The Output Stage

gschem Screenshot

The output stage in this example is a Class AB complementary Darlington configuration, consisting of Emitter Followers Q12 Q13 (drivers) followed with output devices Q14 Q15. The emitter resistors R8 and R9 set the idle current of the drivers at about 21mA (0.7/33 = 0.021). The output stage emitter resistors R10 and R11 provide thermal bias stability and also contribute to controlling crossover distortion. The output stage provides a voltage gain of slightly less than unity, but its main purpose is to buffer the output of the VAS with a large current gain. If we assume the drivers have betas of 100 and the output transistors have betas of 20, then the combined current gain is 2000. When driving an 8Ω load for example, the load impedance seen by the VAS looking into the output stage will be about 16,000Ω

On positive half cycles of the signal, transistors Q12 and Q14 conduct current and transport the signal to the output node by sourcing current to the load. On negative half cycles, transistors Q13 and Q15 conduct current and transport the signal to the output node by sinking current from the load.

For small signals, if the output stage is biased at 100mA, then the re of each output transistor is about 0.26Ω (0.026/0.1). The summed resistance for each side is then 0.26 + 0.33 = 0.59Ω. As the output halves are in parallel, this results in an output impedance of about 0.3Ω. "If the load impedance is 8Ω, then the voltage gain of the the output stage will be 8/(8 + 0.3) = 0.96".

At high current, re becomes very small, so Zout(large signal) ~= Re (at larger signal swings, only one half of the output stage is active). If Re is chosen so that Re = re(idle) then Zout(large signal) ~= Zout(small signal) ~= Re, and crossover distortion is minimised by making the large signal and small signal output stage gains approximately equal.

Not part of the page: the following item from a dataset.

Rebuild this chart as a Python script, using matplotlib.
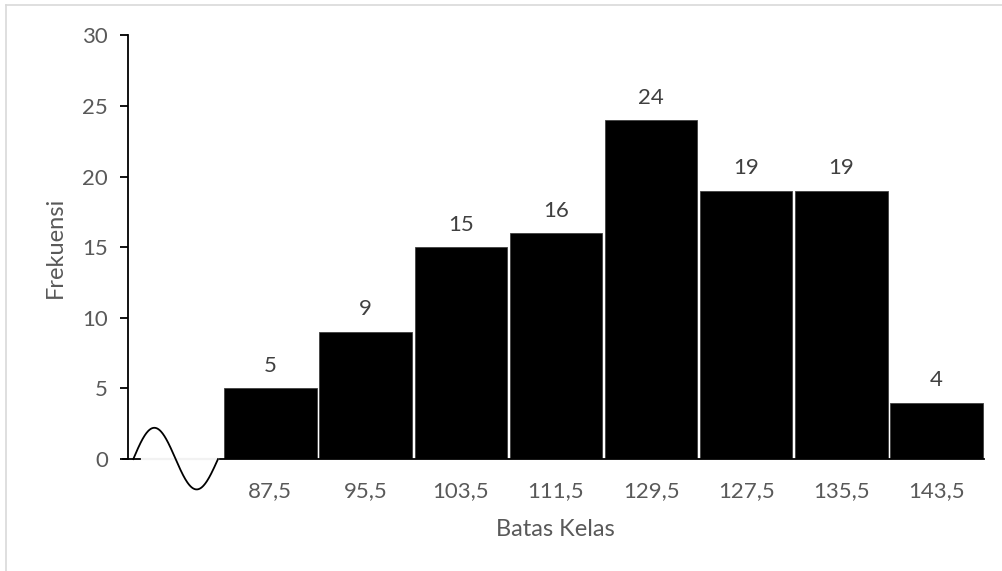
import numpy as np
import matplotlib.pyplot as plt
from matplotlib.lines import Line2D

# class boundaries (first slot left empty for the axis break) and frequencies
labels = ["", "87,5", "95,5", "103,5", "111,5", "129,5", "127,5", "135,5", "143,5"]
freq = [None, 5, 9, 15, 16, 24, 19, 19, 4]

plt.rcParams["font.family"] = ["Lato", "DejaVu Sans"]
TEXT = "#595959"

fig = plt.figure(figsize=(10.03, 5.71), dpi=100)
ax = fig.add_axes([0.1272, 0.196, 0.854, 0.742])

x = np.arange(len(labels))
bx = [i for i, f in zip(x, freq) if f is not None]
by = [f for f in freq if f is not None]
bars = ax.bar(bx, by, width=0.97, color="black", edgecolor="#404040", linewidth=0.6)
ax.bar_label(bars, padding=9, fontsize=16, color="#404040")

ax.set_xlim(-0.5, len(labels) - 0.5)
ax.set_ylim(0, 30)
ax.set_yticks(range(0, 31, 5))
ax.set_xticks(x)
ax.set_xticklabels(labels)
ax.tick_params(axis="y", direction="out", length=6, width=1.3, colors="black",
               labelcolor=TEXT, labelsize=16, pad=8)
ax.tick_params(axis="x", length=0, labelcolor=TEXT, labelsize=16, pad=16)

for s in ("top", "right"):
    ax.spines[s].set_visible(False)
ax.spines["left"].set_linewidth(1.3)
ax.spines["bottom"].set_linewidth(1.3)
ax.spines["bottom"].set_bounds(-0.55, len(labels) - 0.5)
ax.spines["left"].set_zorder(5)

# axis break squiggle in the empty first slot
t = np.linspace(0, 1, 200)
sx = -0.44 + 0.89 * t
sy = 2.25 * np.sin(2 * np.pi * t) * (1 - 0.06 * t)
ax.plot([-0.35, 0.45], [0, 0], color="#f2f2f2", lw=1.6, zorder=4, clip_on=False)
ax.plot(sx, sy, color="black", lw=1.3, zorder=6, clip_on=False)

ax.set_ylabel("Frekuensi", fontsize=17, color=TEXT, labelpad=12)
ax.set_xlabel("Batas Kelas", fontsize=17, color=TEXT, labelpad=13)

# chart-area border (top and left edges)
fig.add_artist(Line2D([0.006, 1.0], [0.991, 0.991], color="#d9d9d9", lw=1.2,
                      transform=fig.transFigure))
fig.add_artist(Line2D([0.006, 0.006], [0.0, 0.991], color="#d9d9d9", lw=1.2,
                      transform=fig.transFigure))

fig.savefig("out.png", dpi=100)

"The idle bias current of the output stage plays a critical role in controlling crossover distortion. It is important that the right amount of bias current flows through the output stage, from top to bottom, when the output is not delivering any current to the load." The two driver and two output transistors require at least four Vbe drops from the base of Q12 to the base of Q13 to begin to turn on. The optimum Class AB idle bias current is to provide a voltage drop of approximately 26mV across each of the output resistors:

re = Vt/Ic = 26mV/Ic
Then Ic = 26mV/re = 26mV/Re
Vre = Ic * Re = 26mV

With 0.33Ω emitter resistors, this corresponds to about 79mA. Note that additional resistance results from physical base resistance and emitter resistances inside the transistor, acting like an extension of the external emitter resistor Re. "This means that the optimum voltage drop across the external emitter resistor will be somewhat less than 26mV".

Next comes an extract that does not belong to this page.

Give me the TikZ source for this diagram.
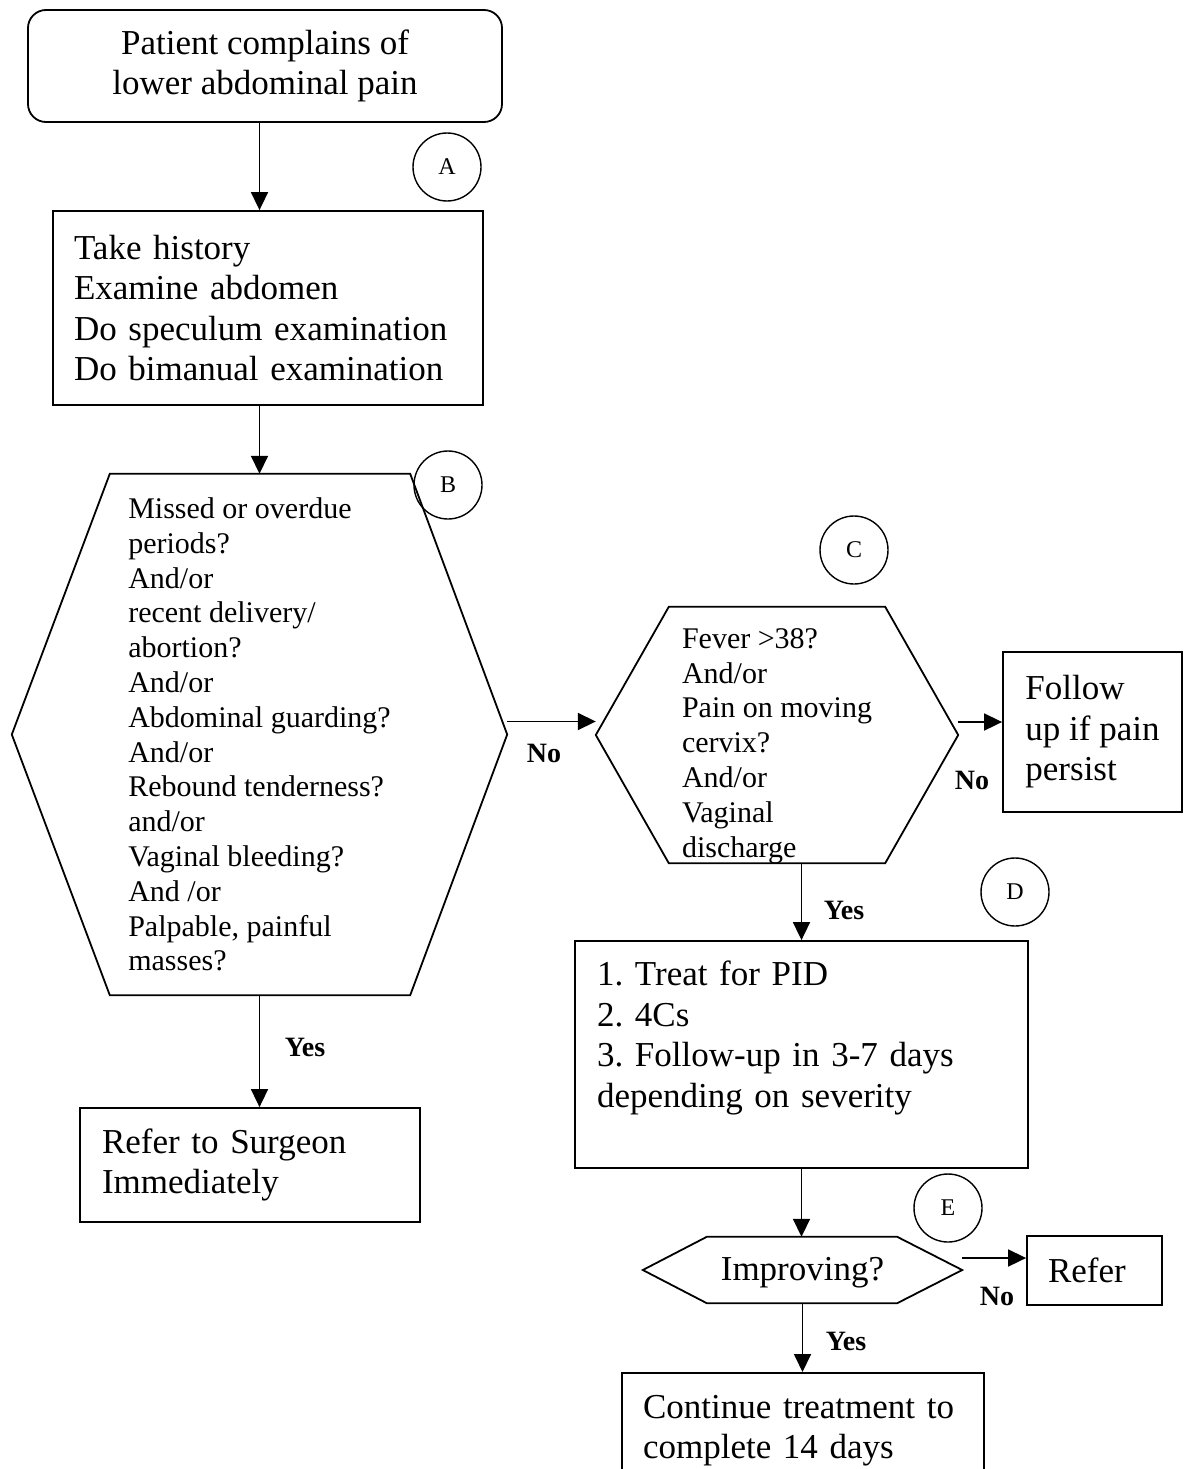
\documentclass[tikz,border=0pt]{standalone}
\usepackage{fontspec}
\setmainfont{Liberation Serif}
\usetikzlibrary{arrows.meta}
\frenchspacing

% Hexagon outline drawn round a sized (borderless) node:
% #1 node name, #2 left inset of the flat edges, #3 right inset.
\newcommand\hexoutline[3]{%
  \draw[outline] (#1.west) -- ([xshift=#2]#1.north west) -- ([xshift=-#3]#1.north east)
    -- (#1.east) -- ([xshift=-#3]#1.south east) -- ([xshift=#2]#1.south west) -- cycle;}

\tikzset{
  outline/.style={line width=1.8pt, line join=miter},
  arr/.style={line width=1.7pt, -{Triangle[length=18pt,width=17pt]}},
  big/.style={font=\fontsize{35}{40.5}\selectfont},
  small/.style={font=\fontsize{30}{34.8}\selectfont},
  box/.style={draw, line width=1.8pt, big, align=left, inner ysep=0pt},
  hexa/.style={small, align=left, inner sep=0pt},
  tag/.style={circle, draw, line width=1.4pt, minimum size=68pt, inner sep=0pt,
              font=\fontsize{24}{28}\selectfont},
  lbl/.style={font=\bfseries\fontsize{28}{32}\selectfont, inner sep=0pt},
}

\begin{document}
\begin{tikzpicture}[x=1pt, y=-1pt]
  \useasboundingbox (0,0) rectangle (1184,1469);
  \fill[white] (0,0) rectangle (1184,1469);
  \clip (0,0) rectangle (1184,1469);

  % ---- left column ----
  \node[box, align=center, rounded corners=18pt, minimum width=474pt, minimum height=112pt]
    (start) at (265,66) {Patient complains of\\lower abdominal pain};

  \node[box, text width=388pt, inner xsep=21pt, minimum height=194pt]
    (exam) at (268,308) {Take history\\Examine abdomen\\Do speculum examination\\Do bimanual examination};

  \node[hexa, minimum width=495pt, minimum height=521pt] (qB) at (259.5,734.5)
    {Missed or overdue\\periods?\\And/or\\recent delivery/\\abortion?\\And/or\\
     Abdominal guarding?\\And/or\\Rebound tenderness?\\and/or\\Vaginal bleeding?\\
     And /or\\Palpable, painful\\masses?};
  \hexoutline{qB}{98}{97}

  \node[box, text width=296pt, inner xsep=22pt, minimum height=114pt]
    (surgeon) at (250,1165) {Refer to Surgeon\\Immediately};

  % ---- right column ----
  \node[hexa, minimum width=362pt, minimum height=256pt] (qC) at (777,735) {};
  \hexoutline{qC}{73}{73}
  \node[hexa] (qCtext) at ([yshift=-11pt]qC.center)
    {Fever >38?\\And/or\\Pain on moving\\cervix?\\And/or\\Vaginal\\discharge};

  \node[box, minimum width=179pt, minimum height=160pt]
    (follow) at (1092.5,732) {Follow\\up if pain\\persist};

  \node[box, text width=409pt, inner xsep=22pt, minimum height=227pt]
    (treat) at (801.5,1054.5)
    {1. Treat for PID\\2. 4Cs\\3. Follow-up in 3-7 days\\depending on severity\\\mbox{}};

  \node[hexa, big, minimum width=319pt, minimum height=66pt] (improve) at (802.5,1270) {};
  \hexoutline{improve}{64}{65}
  \node[hexa, big] (improvetext) at ([yshift=-3pt]improve.center) {Improving?};

  \node[box, text width=93pt, inner xsep=21pt, minimum height=69pt]
    (refer) at (1094.5,1270.5) {Refer};

  \node[box, anchor=north, text width=320pt, inner xsep=21pt, minimum height=116pt]
    (cont) at (803,1372) {Continue treatment to\\complete 14 days};

  % ---- step markers ----
  \node[tag] (tagA) at (447,167) {A};
  \node[tag] (tagB) at (448,485) {B};
  \node[tag] (tagC) at (854,550) {C};
  \node[tag] (tagD) at (1015,892) {D};
  \node[tag] (tagE) at (948,1208) {E};

  % ---- connectors ----
  \draw[arr] (start.south -| qB.north) -- (exam.north -| qB.north);
  \draw[arr] (exam.south -| qB.north) -- (qB.north);
  \draw[arr] (qB.south) -- (surgeon.north -| qB.south);

  \coordinate (bc) at ([yshift=13pt]qB.east);
  \draw[arr] (bc) -- (bc -| qC.west);

  \coordinate (cf) at ([yshift=13pt]qC.east);
  \draw[arr] (cf) -- (cf -| follow.west);

  \draw[arr] (qC.south -| treat.north) -- (treat.north);
  \draw[arr] (treat.south) -- (improve.north -| treat.south);

  \coordinate (er) at ([yshift=12pt]improve.east);
  \draw[arr] (er) -- (er -| refer.west);

  \draw[arr] (improve.south) -- (cont.north -| improve.south);

  % ---- branch labels ----
  \node[lbl] (noB)  at (544,753)  {No};
  \node[lbl] (noC)  at (972,780)  {No};
  \node[lbl] (yesC) at (844,910)  {Yes};
  \node[lbl] (yesB) at (305,1047) {Yes};
  \node[lbl] (noE)  at (997,1296) {No};
  \node[lbl] (yesE) at (846,1341) {Yes};
\end{tikzpicture}
\end{document}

The bias voltage is developed across the bias spreader, which is a Vbe multiplier built around Q11. In practice, R7 is made adjustable to set the required bias current. "The temperature coefficient of the voltage produced by the Vbe multiplier should match approximately that of the base-emitter junction voltages of the output and driver transistors". "The output transistors will usually heat up the most", and as they are mounted on a heat sink, Q11 should also be mounted on the heat sink so that it is exposed to the same approximate temperature.

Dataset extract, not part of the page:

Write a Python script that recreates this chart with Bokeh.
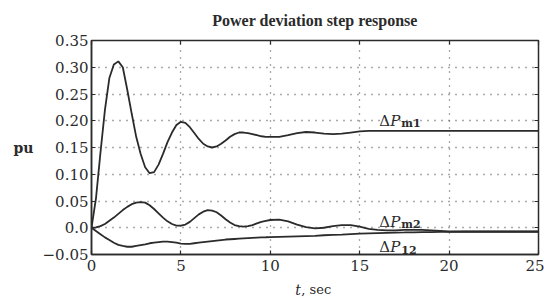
from bokeh.plotting import figure
from bokeh.models import FixedTicker, LinearAxis, Label, ColumnDataSource, Range1d
from bokeh.layouts import column
from bokeh.embed import file_html
from bokeh.resources import INLINE

# ---------------- data ----------------
t = [0.0, 0.25, 0.5, 0.75, 1.0, 1.25, 1.5, 1.75, 2.0, 2.25, 2.5, 2.75, 3.0, 3.25, 3.5, 3.75,
     4.0, 4.25, 4.5, 4.75, 5.0, 5.25, 5.5, 5.75, 6.0, 6.25, 6.5, 6.75, 7.0, 7.25, 7.5, 7.75,
     8.0, 8.25, 8.5, 8.75, 9.0, 9.25, 9.5, 9.75, 10.0,
     10.5, 11.0, 11.5, 12.0, 12.5, 13.0, 13.5, 14.0, 14.5, 15.0, 15.5, 16.0, 16.5, 17.0,
     17.5, 18.0, 18.5, 19.0, 19.5, 20.0,
     21.0, 22.0, 23.0, 24.0, 25.0]

dPm1 = [0.0, 0.055, 0.14, 0.22, 0.28, 0.305, 0.311, 0.300, 0.258, 0.213, 0.170, 0.138, 0.113,
        0.102, 0.104, 0.118, 0.138, 0.160, 0.178, 0.192, 0.198, 0.196, 0.188, 0.177, 0.166,
        0.157, 0.152, 0.150, 0.152, 0.157, 0.163, 0.170, 0.175, 0.178, 0.178, 0.177, 0.175,
        0.173, 0.171, 0.170, 0.170,
        0.170, 0.173, 0.177, 0.179, 0.178, 0.176, 0.175, 0.176, 0.178, 0.180, 0.181, 0.181,
        0.181, 0.181, 0.181, 0.181, 0.181, 0.181, 0.181, 0.181,
        0.181, 0.181, 0.181, 0.181, 0.181]

dPm2 = [0.0, 0.0005, 0.003, 0.007, 0.013, 0.019, 0.026, 0.033, 0.039, 0.044, 0.047, 0.048,
        0.047, 0.042, 0.035, 0.027, 0.019, 0.012, 0.007, 0.004, 0.004, 0.006, 0.011, 0.018,
        0.025, 0.030, 0.033, 0.032, 0.029, 0.023, 0.016, 0.010, 0.005, 0.003, 0.002, 0.003,
        0.005, 0.008, 0.011, 0.013, 0.0145,
        0.015, 0.012, 0.006, 0.001, -0.001, 0.000, 0.003, 0.005, 0.005, 0.002, -0.002, -0.004,
        -0.005, -0.005, -0.004, -0.004, -0.004, -0.005, -0.006, -0.007,
        -0.007, -0.007, -0.007, -0.007, -0.007]

dP12 = [0.0, -0.006, -0.012, -0.018, -0.023, -0.028, -0.032, -0.034, -0.0355, -0.0355, -0.034,
        -0.0325, -0.031, -0.029, -0.028, -0.027, -0.026, -0.026, -0.027, -0.028, -0.0295,
        -0.030, -0.030, -0.029, -0.028, -0.027, -0.026, -0.025, -0.024, -0.023, -0.022,
        -0.0215, -0.021, -0.0205, -0.020, -0.0195, -0.019, -0.0185, -0.018, -0.0178, -0.0175,
        -0.017, -0.0165, -0.016, -0.0155, -0.015, -0.014, -0.0135, -0.013, -0.012, -0.011,
        -0.0105, -0.010, -0.0095, -0.009, -0.0088, -0.0085, -0.0082, -0.008, -0.0078, -0.0076,
        -0.0075, -0.0075, -0.0075, -0.0075, -0.0075]

x_ticks = [0, 5, 10, 15, 20, 25]
y_ticks = [-0.05, 0.0, 0.05, 0.10, 0.15, 0.20, 0.25, 0.30, 0.35]
y_tick_labels = ["\u22120.05", "0.0", "0.05", "0.10", "0.15", "0.20", "0.25", "0.30", "0.35"]

title_text = "Power deviation step response"
y_label = "pu"
x_label_var = "t"
x_label_unit = ", sec"
curve_names = [("P", "m1"), ("P", "m2"), ("P", "12")]
label_t = 16.1
label_y = [0.200, 0.011, -0.036]

# ---------------- figure ----------------
SERIF = "DejaVu Serif"
INK = "#2b2b2b"

xr = Range1d(0, 25)

p = figure(width=544, height=278, x_range=xr, y_range=(-0.05, 0.35),
           output_backend="svg", toolbar_location=None,
           min_border_left=91, min_border_right=6, min_border_top=40, min_border_bottom=24)

p.title.text = title_text
p.title.align = "center"
p.title.vertical_align = "top"
p.title.text_font = "Liberation Serif"
p.title.text_font_size = "16px"
p.title.text_font_style = "bold"
p.title.text_color = INK
p.title.standoff = 20

p.outline_line_color = INK
p.outline_line_width = 1.5
p.background_fill_color = "white"
p.border_fill_color = "white"

xt = FixedTicker(ticks=x_ticks)
yt = FixedTicker(ticks=y_ticks)

p.xaxis.ticker = xt
p.yaxis.ticker = yt
p.yaxis.major_label_overrides = {v: s for v, s in zip(y_ticks, y_tick_labels)}

for ax in (p.xaxis[0], p.yaxis[0]):
    ax.major_label_text_font = SERIF
    ax.major_label_text_font_size = "15px"
    ax.major_label_text_color = INK
    ax.axis_line_color = INK
    ax.axis_line_width = 1.5
    ax.major_tick_in = 4
    ax.major_tick_out = 0
    ax.major_tick_line_color = INK
    ax.major_tick_line_width = 1.2
    ax.minor_tick_line_color = None

p.xaxis.major_label_standoff = 5
p.yaxis.major_label_standoff = 3

p.yaxis.axis_label = y_label
p.yaxis.axis_label_orientation = "horizontal"
p.yaxis.axis_label_text_font = SERIF
p.yaxis.axis_label_text_font_size = "14px"
p.yaxis.axis_label_text_font_style = "bold"
p.yaxis.axis_label_text_color = INK
p.yaxis.axis_label_standoff = 6

# inner ticks on top and right (no labels)
def tick_only_axis(ticks):
    return LinearAxis(ticker=FixedTicker(ticks=ticks), major_label_text_font_size="1px",
                      major_label_text_color=None, major_label_standoff=0,
                      major_tick_in=4, major_tick_out=0,
                      major_tick_line_color=INK, major_tick_line_width=1.2,
                      minor_tick_line_color=None, axis_line_color=None)

p.add_layout(tick_only_axis(x_ticks), "above")
p.add_layout(tick_only_axis(y_ticks), "right")

p.xgrid.ticker = xt
p.ygrid.ticker = yt
for g in (p.xgrid[0], p.ygrid[0]):
    g.grid_line_color = "#555555"
    g.grid_line_dash = "1 6"
    g.grid_line_width = 1.3

src = ColumnDataSource(dict(t=t, m1=dPm1, m2=dPm2, p12=dP12))
for col in ("m1", "m2", "p12"):
    p.line("t", col, source=src, line_color=INK, line_width=1.8)

# curve labels: Delta + italic P + subscript
for (letter, sub), yv in zip(curve_names, label_y):
    p.add_layout(Label(x=label_t, y=yv, text="\u0394", text_font=SERIF, text_font_size="15px",
                       text_color=INK, text_baseline="alphabetic", text_align="left"))
    p.add_layout(Label(x=label_t, y=yv, x_offset=11, text=letter, text_font=SERIF,
                       text_font_size="15px", text_font_style="italic", text_color=INK,
                       text_baseline="alphabetic", text_align="left"))
    p.add_layout(Label(x=label_t, y=yv, x_offset=22, y_offset=-3, text=sub, text_font=SERIF,
                       text_font_size="11px", text_font_style="bold", text_color=INK,
                       text_baseline="alphabetic", text_align="left"))

# strip below for the x axis label: italic t + ", sec"
p2 = figure(width=544, height=20, x_range=xr, y_range=Range1d(0, 1),
            output_backend="svg", toolbar_location=None,
            x_axis_location=None, y_axis_location=None,
            min_border_left=91, min_border_right=6, min_border_top=0, min_border_bottom=0)
p2.outline_line_color = None
p2.grid.visible = False
p2.background_fill_color = "white"
p2.border_fill_color = "white"
p2.add_layout(Label(x=11.4, y=0.45, text=x_label_var, text_font=SERIF,
                    text_font_size="14px", text_font_style="italic", text_color=INK,
                    text_baseline="middle", text_align="left"))
p2.add_layout(Label(x=11.4, y=0.45, x_offset=6, text=x_label_unit, text_font=SERIF,
                    text_font_size="13px", text_color=INK,
                    text_baseline="middle", text_align="left"))

layout = column(p, p2, spacing=0)
open("out.html", "w").write(file_html(layout, INLINE))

From Designing Audio Power Amplifiers, Bob Cordell, ISBN: 978-0-07-164025-1

On a final note for this tutorial:
"...with no bias each output device is operating for slightly less than half the time, and the question arises as to whether it would be more accurate to call this Class-C and reserve Class-B for that condition of quiescent current which eliminates, or rather minimises, the crossover artifacts." Moving into what is usually called Class-AB, by increasing the quiescent current, does not make things better. This is due to gm-doubling, the voltage gain caused by both devices conducting simultaneously in the centre of the output voltage range, the Class-A region (from the Audio Power Amplifier Design Handbook, Douglas Self, ISBN: 0 7506 56360).